TASK STATEMENT:
Pull out every line containing the string "this".

#### GIVEN ENTRIES ####

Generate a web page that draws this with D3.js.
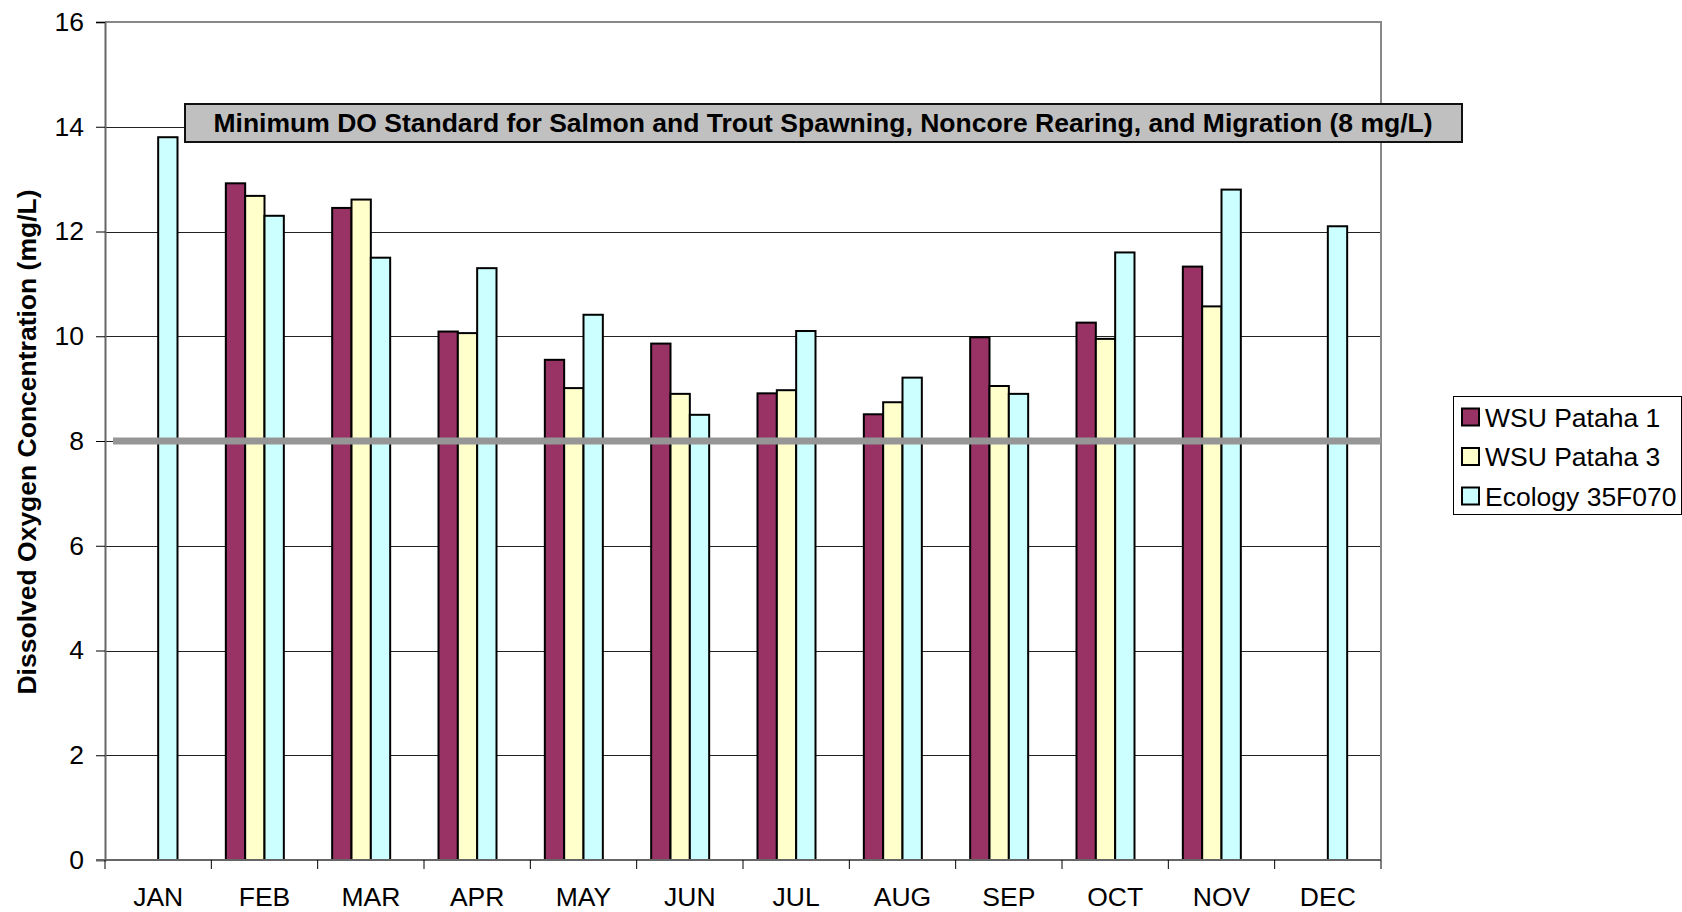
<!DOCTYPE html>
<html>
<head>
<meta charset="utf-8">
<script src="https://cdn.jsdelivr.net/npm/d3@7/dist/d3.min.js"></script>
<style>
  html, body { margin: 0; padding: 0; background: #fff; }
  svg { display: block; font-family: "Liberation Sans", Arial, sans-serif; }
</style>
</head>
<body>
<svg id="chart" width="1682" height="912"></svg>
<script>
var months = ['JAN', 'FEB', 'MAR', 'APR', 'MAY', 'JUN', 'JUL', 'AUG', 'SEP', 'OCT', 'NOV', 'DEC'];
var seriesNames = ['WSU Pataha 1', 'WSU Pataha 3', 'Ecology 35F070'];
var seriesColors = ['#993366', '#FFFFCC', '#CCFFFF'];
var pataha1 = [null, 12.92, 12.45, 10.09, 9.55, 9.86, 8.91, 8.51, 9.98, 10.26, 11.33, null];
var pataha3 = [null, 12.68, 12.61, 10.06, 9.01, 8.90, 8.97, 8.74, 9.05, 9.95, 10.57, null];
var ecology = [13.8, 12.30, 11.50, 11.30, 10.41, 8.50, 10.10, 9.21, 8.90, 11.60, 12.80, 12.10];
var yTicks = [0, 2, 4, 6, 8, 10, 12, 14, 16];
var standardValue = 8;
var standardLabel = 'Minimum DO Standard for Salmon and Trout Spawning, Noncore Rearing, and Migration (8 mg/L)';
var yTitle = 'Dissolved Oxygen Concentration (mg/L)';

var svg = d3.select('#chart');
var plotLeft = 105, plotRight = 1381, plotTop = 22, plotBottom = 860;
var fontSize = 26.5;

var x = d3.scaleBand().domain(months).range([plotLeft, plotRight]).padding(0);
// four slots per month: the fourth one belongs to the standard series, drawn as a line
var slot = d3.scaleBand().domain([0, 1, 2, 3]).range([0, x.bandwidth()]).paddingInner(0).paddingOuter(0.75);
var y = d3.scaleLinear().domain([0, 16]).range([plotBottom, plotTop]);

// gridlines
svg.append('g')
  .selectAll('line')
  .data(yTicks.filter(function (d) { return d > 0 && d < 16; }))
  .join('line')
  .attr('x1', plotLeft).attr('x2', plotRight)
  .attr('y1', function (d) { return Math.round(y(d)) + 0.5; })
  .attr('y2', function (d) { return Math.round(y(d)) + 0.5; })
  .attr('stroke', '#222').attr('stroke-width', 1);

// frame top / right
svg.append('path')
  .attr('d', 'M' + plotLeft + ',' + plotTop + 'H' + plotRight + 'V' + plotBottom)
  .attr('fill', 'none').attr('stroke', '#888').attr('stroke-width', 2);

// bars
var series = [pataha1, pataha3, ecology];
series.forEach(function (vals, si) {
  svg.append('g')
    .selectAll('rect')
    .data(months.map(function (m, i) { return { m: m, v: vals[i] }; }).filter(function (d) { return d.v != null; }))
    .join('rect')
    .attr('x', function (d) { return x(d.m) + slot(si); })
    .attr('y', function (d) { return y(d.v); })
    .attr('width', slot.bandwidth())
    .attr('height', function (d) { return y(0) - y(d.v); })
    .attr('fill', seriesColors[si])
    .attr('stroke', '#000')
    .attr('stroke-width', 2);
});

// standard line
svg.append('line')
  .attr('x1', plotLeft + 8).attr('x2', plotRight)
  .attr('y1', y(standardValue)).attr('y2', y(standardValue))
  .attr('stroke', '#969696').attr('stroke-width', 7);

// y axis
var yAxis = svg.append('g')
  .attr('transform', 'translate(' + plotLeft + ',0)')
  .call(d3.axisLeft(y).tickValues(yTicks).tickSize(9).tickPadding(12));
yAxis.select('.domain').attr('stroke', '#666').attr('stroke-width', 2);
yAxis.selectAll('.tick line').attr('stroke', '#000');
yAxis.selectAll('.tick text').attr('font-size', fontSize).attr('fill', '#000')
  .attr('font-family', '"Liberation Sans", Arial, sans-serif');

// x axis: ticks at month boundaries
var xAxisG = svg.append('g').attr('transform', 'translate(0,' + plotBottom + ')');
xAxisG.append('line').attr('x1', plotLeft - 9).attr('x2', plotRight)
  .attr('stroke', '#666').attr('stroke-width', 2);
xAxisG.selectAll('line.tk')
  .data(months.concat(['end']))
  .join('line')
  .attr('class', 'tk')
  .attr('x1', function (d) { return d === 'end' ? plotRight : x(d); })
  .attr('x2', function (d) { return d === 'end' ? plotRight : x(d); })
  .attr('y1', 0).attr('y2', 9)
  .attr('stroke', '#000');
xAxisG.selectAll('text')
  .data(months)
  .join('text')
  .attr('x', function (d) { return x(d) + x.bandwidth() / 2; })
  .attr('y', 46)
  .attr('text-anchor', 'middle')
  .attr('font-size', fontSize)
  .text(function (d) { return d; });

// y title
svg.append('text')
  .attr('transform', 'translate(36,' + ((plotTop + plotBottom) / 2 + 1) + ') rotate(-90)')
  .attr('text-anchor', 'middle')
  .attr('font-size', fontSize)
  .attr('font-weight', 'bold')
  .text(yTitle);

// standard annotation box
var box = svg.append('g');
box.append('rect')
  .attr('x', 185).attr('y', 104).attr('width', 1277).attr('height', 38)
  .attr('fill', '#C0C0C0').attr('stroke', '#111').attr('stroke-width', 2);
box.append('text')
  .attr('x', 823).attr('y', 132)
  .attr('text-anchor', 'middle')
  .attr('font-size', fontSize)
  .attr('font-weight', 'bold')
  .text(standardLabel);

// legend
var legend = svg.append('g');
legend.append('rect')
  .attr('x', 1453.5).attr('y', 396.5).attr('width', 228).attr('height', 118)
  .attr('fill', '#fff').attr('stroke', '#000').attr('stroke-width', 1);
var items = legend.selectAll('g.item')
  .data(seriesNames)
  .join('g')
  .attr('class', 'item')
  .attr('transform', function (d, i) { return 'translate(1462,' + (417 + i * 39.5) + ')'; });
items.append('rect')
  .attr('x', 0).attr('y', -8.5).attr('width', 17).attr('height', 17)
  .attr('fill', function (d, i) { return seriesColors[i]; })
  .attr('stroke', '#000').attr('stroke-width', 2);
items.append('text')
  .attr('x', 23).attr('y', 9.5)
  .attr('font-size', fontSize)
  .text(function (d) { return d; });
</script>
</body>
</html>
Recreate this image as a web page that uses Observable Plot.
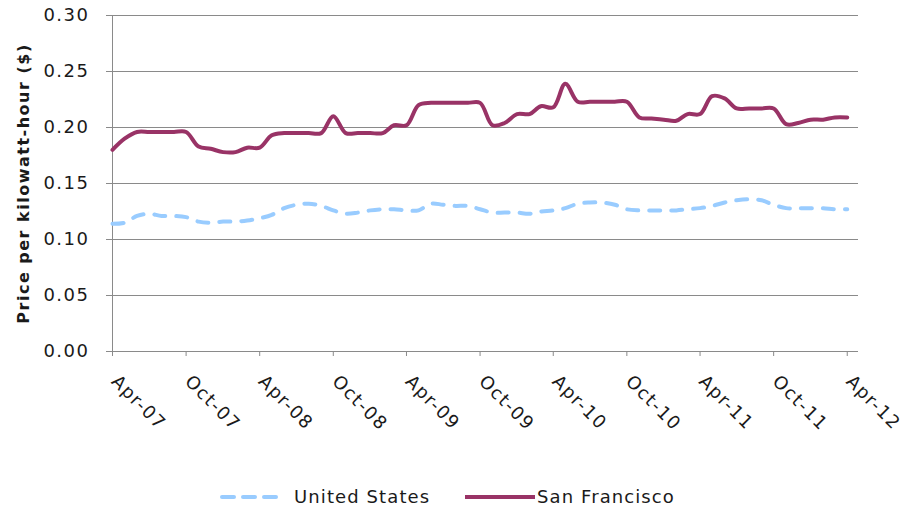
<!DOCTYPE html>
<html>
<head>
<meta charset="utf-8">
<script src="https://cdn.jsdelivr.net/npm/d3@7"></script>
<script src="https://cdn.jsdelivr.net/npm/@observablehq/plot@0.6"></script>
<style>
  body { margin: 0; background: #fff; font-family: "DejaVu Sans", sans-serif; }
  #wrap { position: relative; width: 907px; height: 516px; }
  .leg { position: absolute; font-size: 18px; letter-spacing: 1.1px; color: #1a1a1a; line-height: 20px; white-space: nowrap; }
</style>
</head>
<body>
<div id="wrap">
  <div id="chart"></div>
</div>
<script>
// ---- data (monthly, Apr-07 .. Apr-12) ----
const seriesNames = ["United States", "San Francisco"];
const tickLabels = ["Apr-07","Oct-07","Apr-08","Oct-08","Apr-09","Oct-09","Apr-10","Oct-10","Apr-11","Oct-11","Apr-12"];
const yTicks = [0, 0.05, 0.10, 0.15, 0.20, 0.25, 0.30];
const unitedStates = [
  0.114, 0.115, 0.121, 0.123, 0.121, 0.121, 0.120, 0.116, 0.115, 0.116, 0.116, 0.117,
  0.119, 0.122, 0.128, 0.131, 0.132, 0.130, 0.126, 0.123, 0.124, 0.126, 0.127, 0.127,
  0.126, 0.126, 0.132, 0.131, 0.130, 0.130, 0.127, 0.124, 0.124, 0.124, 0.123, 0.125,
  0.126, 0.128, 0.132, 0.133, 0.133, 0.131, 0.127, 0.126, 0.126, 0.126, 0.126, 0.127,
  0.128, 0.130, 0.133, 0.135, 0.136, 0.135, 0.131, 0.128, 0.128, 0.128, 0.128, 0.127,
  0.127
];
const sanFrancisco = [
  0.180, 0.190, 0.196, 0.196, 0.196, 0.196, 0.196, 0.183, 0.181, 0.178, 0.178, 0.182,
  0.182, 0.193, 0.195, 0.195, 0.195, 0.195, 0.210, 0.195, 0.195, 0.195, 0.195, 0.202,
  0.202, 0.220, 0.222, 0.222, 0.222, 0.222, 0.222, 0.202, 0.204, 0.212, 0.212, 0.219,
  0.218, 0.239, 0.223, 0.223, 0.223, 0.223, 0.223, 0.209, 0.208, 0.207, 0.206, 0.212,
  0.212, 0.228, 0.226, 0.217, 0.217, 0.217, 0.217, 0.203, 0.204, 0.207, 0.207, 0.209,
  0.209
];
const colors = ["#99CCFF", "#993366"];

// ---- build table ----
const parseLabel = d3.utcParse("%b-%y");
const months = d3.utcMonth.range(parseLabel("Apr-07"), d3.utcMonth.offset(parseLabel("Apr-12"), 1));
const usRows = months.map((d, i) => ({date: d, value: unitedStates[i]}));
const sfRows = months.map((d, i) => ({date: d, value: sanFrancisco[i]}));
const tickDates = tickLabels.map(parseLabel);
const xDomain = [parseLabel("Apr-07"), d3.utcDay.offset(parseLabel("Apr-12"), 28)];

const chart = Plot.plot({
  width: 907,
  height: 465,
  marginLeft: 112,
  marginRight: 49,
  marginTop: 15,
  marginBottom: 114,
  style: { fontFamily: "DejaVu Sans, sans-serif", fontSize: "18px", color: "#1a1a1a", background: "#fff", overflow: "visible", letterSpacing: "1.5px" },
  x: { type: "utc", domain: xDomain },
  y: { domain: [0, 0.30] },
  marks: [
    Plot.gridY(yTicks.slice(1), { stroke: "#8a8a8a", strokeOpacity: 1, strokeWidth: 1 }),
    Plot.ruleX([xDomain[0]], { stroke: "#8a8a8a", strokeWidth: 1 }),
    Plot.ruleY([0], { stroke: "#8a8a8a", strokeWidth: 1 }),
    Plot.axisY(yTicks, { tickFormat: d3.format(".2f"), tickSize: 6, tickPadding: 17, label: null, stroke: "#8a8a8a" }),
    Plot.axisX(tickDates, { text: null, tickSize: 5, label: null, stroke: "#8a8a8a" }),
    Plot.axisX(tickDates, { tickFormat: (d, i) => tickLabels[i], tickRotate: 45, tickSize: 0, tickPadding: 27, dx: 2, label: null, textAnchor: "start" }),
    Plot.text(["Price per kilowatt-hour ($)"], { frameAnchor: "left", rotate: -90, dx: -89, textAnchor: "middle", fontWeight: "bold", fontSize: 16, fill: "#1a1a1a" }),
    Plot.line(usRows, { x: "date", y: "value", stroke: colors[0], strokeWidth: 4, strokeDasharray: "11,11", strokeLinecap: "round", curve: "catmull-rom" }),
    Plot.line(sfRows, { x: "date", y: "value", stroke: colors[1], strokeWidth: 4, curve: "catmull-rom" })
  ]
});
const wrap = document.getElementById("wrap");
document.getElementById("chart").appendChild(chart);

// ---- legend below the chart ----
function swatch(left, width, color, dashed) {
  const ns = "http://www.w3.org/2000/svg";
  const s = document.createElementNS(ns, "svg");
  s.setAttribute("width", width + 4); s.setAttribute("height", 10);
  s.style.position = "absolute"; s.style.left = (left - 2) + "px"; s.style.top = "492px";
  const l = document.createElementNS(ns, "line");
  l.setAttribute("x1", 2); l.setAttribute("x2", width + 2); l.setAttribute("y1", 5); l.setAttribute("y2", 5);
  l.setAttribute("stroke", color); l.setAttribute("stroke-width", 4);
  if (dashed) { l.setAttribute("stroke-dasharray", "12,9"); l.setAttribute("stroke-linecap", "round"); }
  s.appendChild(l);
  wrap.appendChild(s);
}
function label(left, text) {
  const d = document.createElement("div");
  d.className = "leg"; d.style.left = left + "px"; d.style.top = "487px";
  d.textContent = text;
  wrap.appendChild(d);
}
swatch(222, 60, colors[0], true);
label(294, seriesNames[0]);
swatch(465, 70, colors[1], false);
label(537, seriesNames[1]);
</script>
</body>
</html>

####

THE RESPONSE:
Generate a web page that draws this with D3.js.
Recreate this image as a web page that uses Observable Plot.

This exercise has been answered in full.